On the other hand, the power series in Eq. (1) diverges for \(x=3\): \[ \begin{align*} F(3) &= 1+(3-2)+2(3-2)^2+3(3-2)^3 +\cdots\\ &= 1+1+2+3+\cdots \end{align*} \]
There is a surprisingly simple way to describe the set of values \(x\) at which a power series \(F(x)\) converges. According to our next theorem, either \(F(x)\) converges absolutely for all values of \(x\) or there is a radius of convergence \(R\) such that \[ \boxed{\bbox[#FAF8ED,5pt]{\textrm{\(F(x)\) converges absolutely when \(|x-c|<R\) and diverges when \(|x-c|>R\).}}} \]

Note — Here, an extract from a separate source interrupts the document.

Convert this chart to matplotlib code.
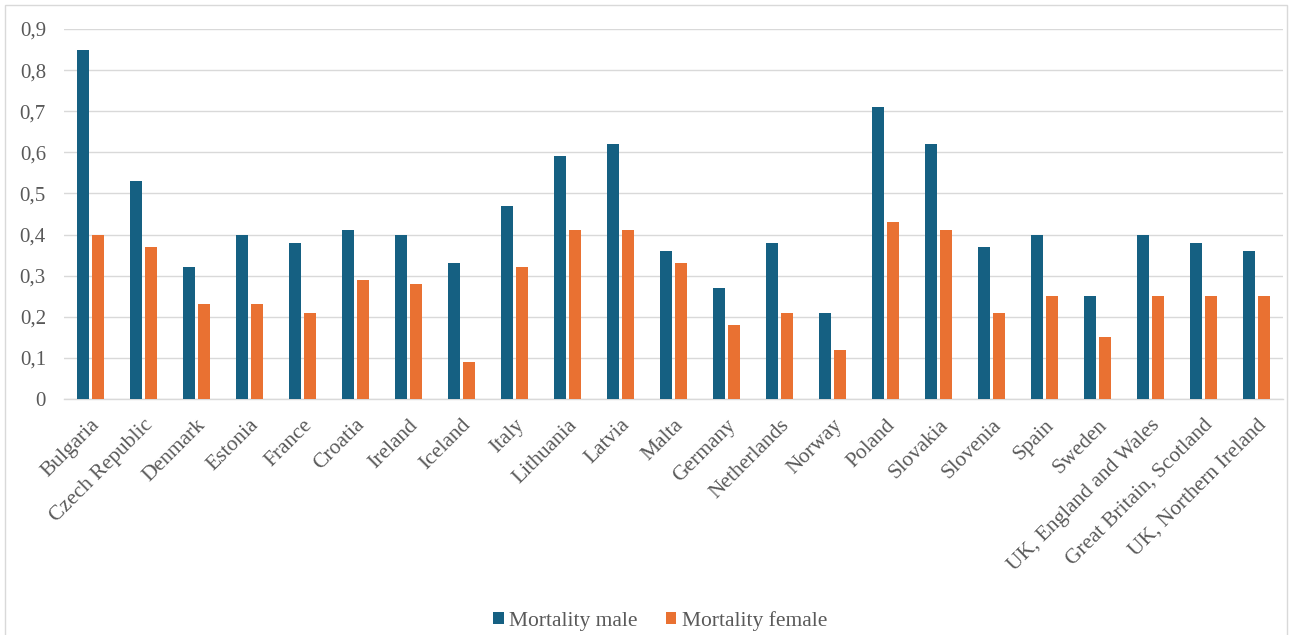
import matplotlib
matplotlib.use("Agg")
import matplotlib.pyplot as plt
import numpy as np
from matplotlib.patches import Rectangle

countries = ["Bulgaria", "Czech Republic", "Denmark", "Estonia", "France", "Croatia",
             "Ireland", "Iceland", "Italy", "Lithuania", "Latvia", "Malta", "Germany",
             "Netherlands", "Norway", "Poland", "Slovakia", "Slovenia", "Spain", "Sweden",
             "UK, England and Wales", "Great Britain, Scotland", "UK, Northern Ireland"]
mortality_male = [0.85, 0.53, 0.32, 0.40, 0.38, 0.41, 0.40, 0.33, 0.47, 0.59, 0.62, 0.36,
                  0.27, 0.38, 0.21, 0.71, 0.62, 0.37, 0.40, 0.25, 0.40, 0.38, 0.36]
mortality_female = [0.40, 0.37, 0.23, 0.23, 0.21, 0.29, 0.28, 0.09, 0.32, 0.41, 0.41, 0.33,
                    0.18, 0.21, 0.12, 0.43, 0.41, 0.21, 0.25, 0.15, 0.25, 0.25, 0.25]
y_ticks = [0, 0.1, 0.2, 0.3, 0.4, 0.5, 0.6, 0.7, 0.8, 0.9]
y_labels = ["0", "0,1", "0,2", "0,3", "0,4", "0,5", "0,6", "0,7", "0,8", "0,9"]

plt.rcParams['font.family'] = ['Liberation Serif', 'DejaVu Serif']

fig = plt.figure(figsize=(12.92, 6.35), dpi=100)
ax = fig.add_axes([64/1292, 1 - 399/635, (1283 - 64)/1292, (399 - 29)/635])

x = np.arange(len(countries))
w = 0.225
off = 0.142
blue = "#156082"
orange = "#E97132"
ax.bar(x - off, mortality_male, w, color=blue, label="Mortality male", zorder=3)
ax.bar(x + off, mortality_female, w, color=orange, label="Mortality female", zorder=3)

ax.set_xlim(-0.5, len(countries) - 0.5)
ax.set_ylim(0, 0.9)
ax.set_yticks(y_ticks)
ax.set_yticklabels(y_labels)
ax.yaxis.grid(True, color="#D9D9D9", linewidth=1.0, zorder=0)
ax.set_axisbelow(True)
for s in ["top", "right", "left"]:
    ax.spines[s].set_visible(False)
ax.spines["bottom"].set_color("#D9D9D9")
ax.spines["bottom"].set_linewidth(1.0)
ax.tick_params(axis="y", length=0, colors="#595959", labelsize=15, pad=13)
ax.tick_params(axis="x", length=0, colors="#595959", labelsize=15.5, pad=12)
ax.set_xticks(x)
ax.set_xticklabels(countries, rotation=45, ha="right", rotation_mode="anchor")

leg = fig.legend(loc="center", bbox_to_anchor=(660/1292, 1 - 621/635), ncol=2, frameon=False,
                 fontsize=15.5, handlelength=0.5, handleheight=0.5, handletextpad=0.25,
                 columnspacing=1.3, borderpad=0.2)
for t in leg.get_texts():
    t.set_color("#595959")

fig.patches.append(Rectangle((5/1292, -0.05), (1287 - 5)/1292, 1.05 - 5/635,
                             transform=fig.transFigure, fill=False,
                             edgecolor="#D9D9D9", linewidth=1.0))

fig.savefig("out.png", dpi=100)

This means that \(F(x)\) converges for \(x\) in an interval of convergence consisting of the open interval \((c-R, c+R)\) and possibly one or both of the endpoints \(c-R\) and \(c+R\) (Figure 10.23). Note that \(F(x)\) automatically converges at \(x=c\) because \[ F(c) = a_0 + a_1 (c-c) + a_2(c-c)^2 + a_3(c-c)^3 + \cdots = a_0 \] We set \(R=0\) if \(F(x)\) converges only for \(x=c\), and we set \(R=\infty\) if \(F(x)\) converges for all values of \(x\).

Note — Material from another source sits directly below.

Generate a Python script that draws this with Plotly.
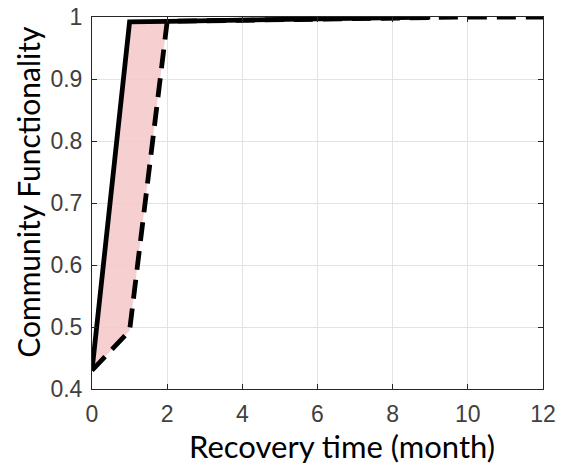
import plotly.graph_objects as go

# Data
months_solid = [0, 1, 2, 3, 4, 5, 6, 7, 8, 9]
func_solid = [0.43, 0.992, 0.993, 0.994, 0.995, 0.996, 0.997, 0.998, 0.999, 1.0]
months_dashed = [0, 1, 2, 3, 4, 5, 6, 7, 8, 9, 10, 11, 12]
func_dashed = [0.43, 0.494, 0.993, 0.994, 0.995, 0.996, 0.997, 0.998, 0.999, 1.0, 1.0, 1.0, 1.0]
x_ticks = [0, 2, 4, 6, 8, 10, 12]
y_ticks = [0.4, 0.5, 0.6, 0.7, 0.8, 0.9, 1.0]
y_tick_labels = ["0.4", "0.5", "0.6", "0.7", "0.8", "0.9", "1"]

# Band between the two curves (over the shared range up to month 2)
band_x = months_solid[:3] + months_dashed[:3][::-1]
band_y = func_solid[:3] + func_dashed[:3][::-1]

fig = go.Figure()
fig.add_trace(go.Scatter(x=band_x, y=band_y, fill="toself", mode="lines",
                         line=dict(width=0), fillcolor="rgba(244,200,200,0.85)",
                         hoverinfo="skip", showlegend=False))
fig.add_trace(go.Scatter(x=months_solid, y=func_solid, mode="lines",
                         line=dict(color="black", width=4.8), cliponaxis=False,
                         showlegend=False))
fig.add_trace(go.Scatter(x=months_dashed, y=func_dashed, mode="lines",
                         line=dict(color="black", width=4.8, dash="19px,10px"),
                         cliponaxis=False, showlegend=False))

axis_common = dict(showgrid=True, gridcolor="#e3e3e3", gridwidth=1,
                   showline=True, linecolor="#262626", linewidth=1, mirror="ticks",
                   ticks="inside", ticklen=5, tickcolor="#262626", zeroline=False,
                   ticklabeloverflow="allow", ticklabelstandoff=4,
                   tickfont=dict(family="Liberation Sans, Arial", size=23, color="#404040"))

title_font = dict(family="Lato, Open Sans", size=30, color="black")

fig.update_layout(
    width=566, height=472,
    margin=dict(l=92, r=23, t=17, b=83),
    paper_bgcolor="white", plot_bgcolor="white",
    xaxis=dict(range=[0, 12], tickvals=x_ticks, automargin=False, **axis_common),
    yaxis=dict(range=[0.4, 1.0], tickvals=y_ticks, ticktext=y_tick_labels,
               automargin=False, **axis_common),
    annotations=[
        dict(text="Recovery time (month)", xref="paper", yref="paper",
             x=0.554, y=-0.21, xanchor="center", yanchor="bottom",
             showarrow=False, font=dict(title_font, size=31)),
        dict(text="Community Functionality", xref="paper", yref="paper",
             x=-0.142, y=0.53, xanchor="center", yanchor="middle", textangle=-90,
             showarrow=False, font=title_font),
    ],
)

fig.write_html("out.html", config={"displayModeBar": False},
               post_script="document.body.style.margin='0';")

Every power series \[F(x) = \sum_{n=0}^{\infty} a_n(x-c)^n\] has a radius of convergence \(R\), which is either a nonnegative number (\(R\ge 0\)) or infinity (\(R=\infty\)). If \(R\) is finite, \(F(x)\) converges absolutely when \(|x-c|<R\) and diverges when \(|x-c|>R\). If \(R=\infty\), then \(F(x)\) converges absolutely for all \(x\).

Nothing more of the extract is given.